Transforming Pakistan's energy future through data-driven planning

The decisions behind Pakistan's energy system are made years, sometimes decades, in advance. A new modelling initiative is helping planners get those decisions right, before they become costly mistakes.

Animated images shows windmills, solar panels, buildings and a car

Imagine trying to solve a jigsaw puzzle, but each piece is being assembled in a different room, by a different team, without a shared picture of what the final result should look like. That is precisely the risk when a country plans its energy future in fragments.

Pakistan faces one of the most complex energy challenges in the developing world. A rapidly growing population, rising energy demand, ageing infrastructure, volatile fuel import costs, and mounting pressure to reduce carbon emissions are all pulling in different directions at once. Decisions made today about power plants, fuel sources, and transmission networks will shape what energy looks like for the next 30 to 40 years. Getting those decisions wrong is not merely expensive; it can mean power shortages, economic setbacks, and a heavier environmental burden for future generations.

Our Approach: Building an Integrated Energy Model for Pakistan

On behalf of Germany's Federal Ministry for Economic Cooperation and Development (BMZ), the GIZ Pakistan, together with E4SMA through a GET.transform Leveraged Partnership, is working alongside the Government of Pakistan to develop a comprehensive, integrated energy model based on an internationally proven analytical tool called the TIMES model.

What is the TIMES Model?

TIMES (The Integrated MARKAL-EFOM System) is a sophisticated energy modelling framework used by governments and research institutions around the world. It takes real data as inputs, including projected energy demand, fuel prices, available technologies, and climate and policy targets, and processes them to identify the most cost-effective pathways toward a long-term, sustainable energy system. Put simply, it helps planners answer some of the hardest questions in energy policy: Which investments will keep electricity affordable? How can Pakistan transition away from costly fuel imports without risking supply shortages? Which combination of technologies, including solar, wind, and gas, delivers the best value over the long term?

Central to this initiative is Integrated Energy Planning. Rather than treating each sector as a separate puzzle, this approach connects them into one coordinated framework. Demand, supply, technology choices, and policy targets are analysed together, across a long-time horizon, to identify the most cost-effective pathway for the energy system as a whole.

This matters because energy decisions are rarely isolated. A policy to expand electric vehicles affects electricity demand. A shift away from imported fuels changes how power plants are financed. A new industrial park alters the load on the grid. Planning tools that capture these connections help decision-makers see trade-offs before they become expensive mistakes.

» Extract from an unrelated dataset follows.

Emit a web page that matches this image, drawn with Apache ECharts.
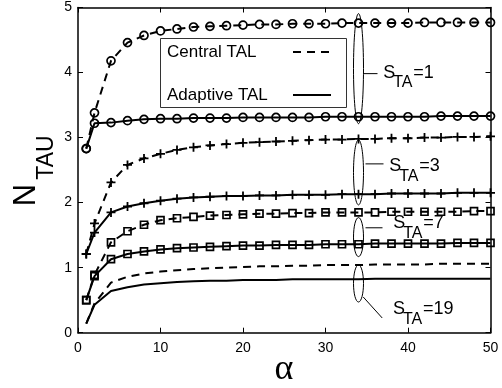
<!DOCTYPE html>
<html>
<head>
<meta charset="utf-8">
<script src="https://cdn.jsdelivr.net/npm/echarts@6/dist/echarts.min.js"></script>
<style>
html, body { margin: 0; padding: 0; background: #fff; }
#chart { width: 502px; height: 388px; }
</style>
</head>
<body>
<div id="chart"></div>
<script>
// alpha values where the curves were sampled
const alpha = [1, 2, 4, 6, 8, 10, 12, 14, 16, 18, 20, 22, 24, 26, 28, 30, 32, 34, 36, 38, 40, 42, 44, 46, 48, 50];

// N_TAU, central TAL (dashed) and adaptive TAL (solid) for each S_TA
const central1 = [2.83, 3.38, 4.18, 4.46, 4.57, 4.64, 4.67, 4.70, 4.71, 4.72, 4.73, 4.74, 4.74, 4.75, 4.75, 4.75, 4.76, 4.76, 4.76, 4.76, 4.76, 4.77, 4.77, 4.77, 4.77, 4.77];
const adaptive1 = [2.83, 3.22, 3.23, 3.26, 3.28, 3.29, 3.29, 3.30, 3.30, 3.30, 3.31, 3.31, 3.31, 3.31, 3.31, 3.32, 3.32, 3.32, 3.32, 3.32, 3.32, 3.32, 3.33, 3.33, 3.33, 3.33];
const central3 = [1.21, 1.68, 2.31, 2.58, 2.68, 2.75, 2.81, 2.85, 2.88, 2.90, 2.92, 2.93, 2.94, 2.95, 2.96, 2.97, 2.97, 2.98, 2.98, 2.99, 2.99, 3.00, 3.00, 3.01, 3.01, 3.02];
const adaptive3 = [1.21, 1.54, 1.85, 1.94, 1.99, 2.03, 2.06, 2.08, 2.09, 2.10, 2.10, 2.11, 2.11, 2.12, 2.12, 2.12, 2.13, 2.13, 2.13, 2.14, 2.14, 2.14, 2.14, 2.15, 2.15, 2.15];
const central7 = [0.50, 0.89, 1.39, 1.56, 1.66, 1.73, 1.76, 1.78, 1.80, 1.81, 1.82, 1.83, 1.83, 1.84, 1.84, 1.85, 1.85, 1.85, 1.85, 1.86, 1.86, 1.86, 1.86, 1.86, 1.87, 1.87];
const adaptive7 = [0.50, 0.87, 1.13, 1.21, 1.25, 1.28, 1.30, 1.31, 1.32, 1.33, 1.34, 1.34, 1.35, 1.35, 1.35, 1.36, 1.36, 1.36, 1.37, 1.37, 1.37, 1.37, 1.37, 1.38, 1.38, 1.38];
const central19 = [0.14, 0.45, 0.77, 0.86, 0.91, 0.94, 0.96, 0.98, 0.99, 1.00, 1.01, 1.02, 1.02, 1.03, 1.03, 1.04, 1.04, 1.04, 1.05, 1.05, 1.05, 1.05, 1.06, 1.06, 1.06, 1.06];
const adaptive19 = [0.14, 0.43, 0.64, 0.70, 0.74, 0.76, 0.78, 0.79, 0.80, 0.80, 0.81, 0.81, 0.81, 0.82, 0.82, 0.82, 0.82, 0.82, 0.83, 0.83, 0.83, 0.83, 0.83, 0.83, 0.83, 0.83];

const xTicks = [0, 10, 20, 30, 40, 50];
const yTicks = [0, 1, 2, 3, 4, 5];
const legendNames = ['Central TAL', 'Adaptive TAL'];

// annotation ellipses (data coords) and their labels
const annX = 34;
const annY = [4.06, 2.465, 1.47, 0.757];
const annRy = [0.846, 0.5, 0.30, 0.285];
const annLabel = ['=1', '=3', '=7', '=19'];

const FONT = '"Liberation Sans", Arial, sans-serif';
const DASH = [8, 6];
const PLUS = 'path://M4,0H6V4H10V6H6V10H4V6H0V4H4Z';

function pts(ys) {
	return alpha.map(function (x, i) { return [x, ys[i]]; });
}

function curve(ys, dashed, marker) {
	let s = {
		type: 'line',
		data: pts(ys),
		showAllSymbol: true,
		symbol: 'none',
		lineStyle: { color: '#000', width: 2, type: dashed ? DASH : 'solid' },
		emphasis: { disabled: true },
		z: 3
	};
	if (marker == 'circle') {
		s.symbol = 'circle';
		s.symbolSize = 8;
		s.itemStyle = { color: 'transparent', borderColor: '#000', borderWidth: 1.7 };
	} else if (marker == 'square') {
		s.symbol = 'rect';
		s.symbolSize = 7;
		s.itemStyle = { color: 'transparent', borderColor: '#000', borderWidth: 1.7 };
	} else if (marker == 'plus') {
		s.symbol = PLUS;
		s.symbolSize = 9;
		s.itemStyle = { color: '#000', borderWidth: 0 };
	}
	return s;
}

let chart = echarts.init(document.getElementById('chart'));

let axisCommon = {
	type: 'value',
	axisLine: { show: true, onZero: false, lineStyle: { color: '#000', width: 1.5 } },
	axisTick: { show: true, inside: true, length: 5, lineStyle: { color: '#000', width: 1 } },
	splitLine: { show: false },
	axisLabel: { color: '#000', fontSize: 14, fontFamily: FONT }
};

let option = {
	animation: false,
	backgroundColor: '#fff',
	grid: { left: 78, right: 11.5, top: 7.5, bottom: 55.3, outerBoundsMode: 'none' },
	xAxis: [
		Object.assign({}, axisCommon, { position: 'bottom', min: 0, max: 50, interval: 10,
			axisLabel: Object.assign({}, axisCommon.axisLabel, { margin: 8, formatter: function (v) { return xTicks.indexOf(v) >= 0 ? String(v) : ''; } }) }),
		Object.assign({}, axisCommon, { position: 'top', min: 0, max: 50, interval: 10, axisLabel: { show: false } })
	],
	yAxis: [
		Object.assign({}, axisCommon, { position: 'left', min: 0, max: 5, interval: 1,
			axisLabel: Object.assign({}, axisCommon.axisLabel, { margin: 6, formatter: function (v) { return yTicks.indexOf(v) >= 0 ? String(v) : ''; } }) }),
		Object.assign({}, axisCommon, { position: 'right', min: 0, max: 5, interval: 1, axisLabel: { show: false } })
	],
	series: [
		curve(central1, true, 'circle'),
		curve(adaptive1, false, 'circle'),
		curve(central3, true, 'plus'),
		curve(adaptive3, false, 'plus'),
		curve(central7, true, 'square'),
		curve(adaptive7, false, 'square'),
		curve(central19, true, null),
		curve(adaptive19, false, null)
	]
};
chart.setOption(option);

// leader lines [dx1, dy1, dx2, dy2] and label start [dx, dy] relative to ellipse centre, px
const leader = [[5, 5, 19, 5], [7, -8.5, 25, -8.5], [7, -9.3, 24, -9.3], [4.7, 13.5, 23.7, 34.5]];
const labelAt = [[24.7, 4.3], [30.7, -6], [34.7, -13.8], [34.4, 26]];

function txt(text, x, y, size, align, extra) {
	return Object.assign({
		type: 'text', x: x, y: y, z: 10,
		style: { text: text, fontSize: size, fontFamily: FONT, fill: '#000',
			align: align, verticalAlign: 'middle', textAlign: align, textVerticalAlign: 'middle' }
	}, extra || {});
}

let graphics = [];
annY.forEach(function (y, i) {
	let c = chart.convertToPixel({ gridIndex: 0 }, [annX, y]);
	let top = chart.convertToPixel({ gridIndex: 0 }, [annX, y + annRy[i]]);
	let ry = c[1] - top[1];
	graphics.push({ type: 'ellipse', z: 10, shape: { cx: c[0], cy: c[1], rx: 5, ry: ry },
		style: { fill: 'none', stroke: '#000', lineWidth: 1 } });
	let l = leader[i];
	graphics.push({ type: 'line', z: 10, shape: { x1: c[0] + l[0], y1: c[1] + l[1], x2: c[0] + l[2], y2: c[1] + l[3] },
		style: { stroke: '#000', lineWidth: 1 } });
	let tx = c[0] + labelAt[i][0], ty = c[1] + labelAt[i][1];
	graphics.push(txt('S', tx, ty, 18, 'left'));
	graphics.push(txt('TA', tx + 10, ty + 10, 16, 'left'));
	graphics.push(txt(annLabel[i], tx + 30, ty, 18, 'left'));
});

// legend box
graphics.push({ type: 'rect', z: 9, shape: { x: 160.5, y: 38.5, width: 186, height: 69 },
	style: { fill: '#fff', stroke: '#333', lineWidth: 1 } });
graphics.push(txt(legendNames[0], 167, 52, 17, 'left'));
graphics.push(txt(legendNames[1], 167, 95, 17, 'left'));
graphics.push({ type: 'line', z: 10, shape: { x1: 293, y1: 52, x2: 331, y2: 52 },
	style: { stroke: '#000', lineWidth: 2, lineDash: DASH } });
graphics.push({ type: 'line', z: 10, shape: { x1: 293, y1: 95, x2: 331, y2: 95 },
	style: { stroke: '#000', lineWidth: 2.2 } });

// axis titles
graphics.push(txt('N', 26, 195, 31, 'center', { rotation: Math.PI / 2 }));
graphics.push(txt('TAU', 46.5, 157.5, 23, 'center', { rotation: Math.PI / 2 }));
let alphaLabel = txt('\u03b1', 284, 370, 36, 'center');
alphaLabel.style.fontFamily = '"Liberation Serif", "DejaVu Serif", serif';
graphics.push(alphaLabel);

chart.setOption({ graphic: graphics });
</script>
</body>
</html>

The outcome of this collaboration is the Pakistan Integrated Energy Model (PAK-IEM 2.0). Built on the TIMES framework, it covers all major demand and supply sectors of Pakistan's energy system and enables planners to compare development pathways, weighing trade-offs across costs, energy security, and greenhouse gas emissions. Two scenarios have already been modelled: a least-cost baseline reflecting current policies, and a net-zero pathway targeting zero emissions from the energy sector by 2050. For more detailed analysis and insights, please go the PAK-IEM 2.0 booklet.

This initiative reflects Germany's wider commitment to supporting sustainable development through knowledge transfer and capacity building, empowering partner countries to lead their own transitions.

The Foundations: Developing Data, Skills, and Coordination

Empowering a country to lead its own energy transition, however, begins with laying the right foundations. It requires high-quality data across multiple sectors, technical expertise that is still being built in many developing economies, and strong coordination between government ministries and agencies that have traditionally operated in silos. The project directly addresses these barriers by building local capacity and enabling data-driven decision-making that draws together the energy sector including fuels and industry under one analytical roof. This includes training Pakistani planners and analysts to operate, maintain, and expand the model themselves.

The Impact: Who Benefits and How

The primary beneficiaries are Pakistan's energy planners and policymakers, who now have access to a world-class analytical tool tailored to the country's specific context. The downstream benefits, however, reach far wider. Better-informed investment decisions mean a more reliable and affordable electricity supply for households and businesses. A clearer roadmap for energy transition means Pakistan can pursue cleaner energy sources more confidently, reducing dependence on expensive fuel imports and cutting greenhouse gas emissions. Stronger policy coordination across ministries means fewer costly misalignments between sectors.

Smarter planning today protects every Pakistani from the consequences of poor energy choices tomorrow. After all, every flick of a light switch depends on decisions made long before electricity reaches your home.

About the project: Digitization and decarbonisation of power distribution networks

On behalf of the German development cooperation, the project 'Digitization and decarbonisation of power distribution networks' supports Pakistan's energy transition by advancing integrated energy planning, enhancing technical capacity across the power sector, and deploying digital solutions to improve grid efficiency and reduce energy losses.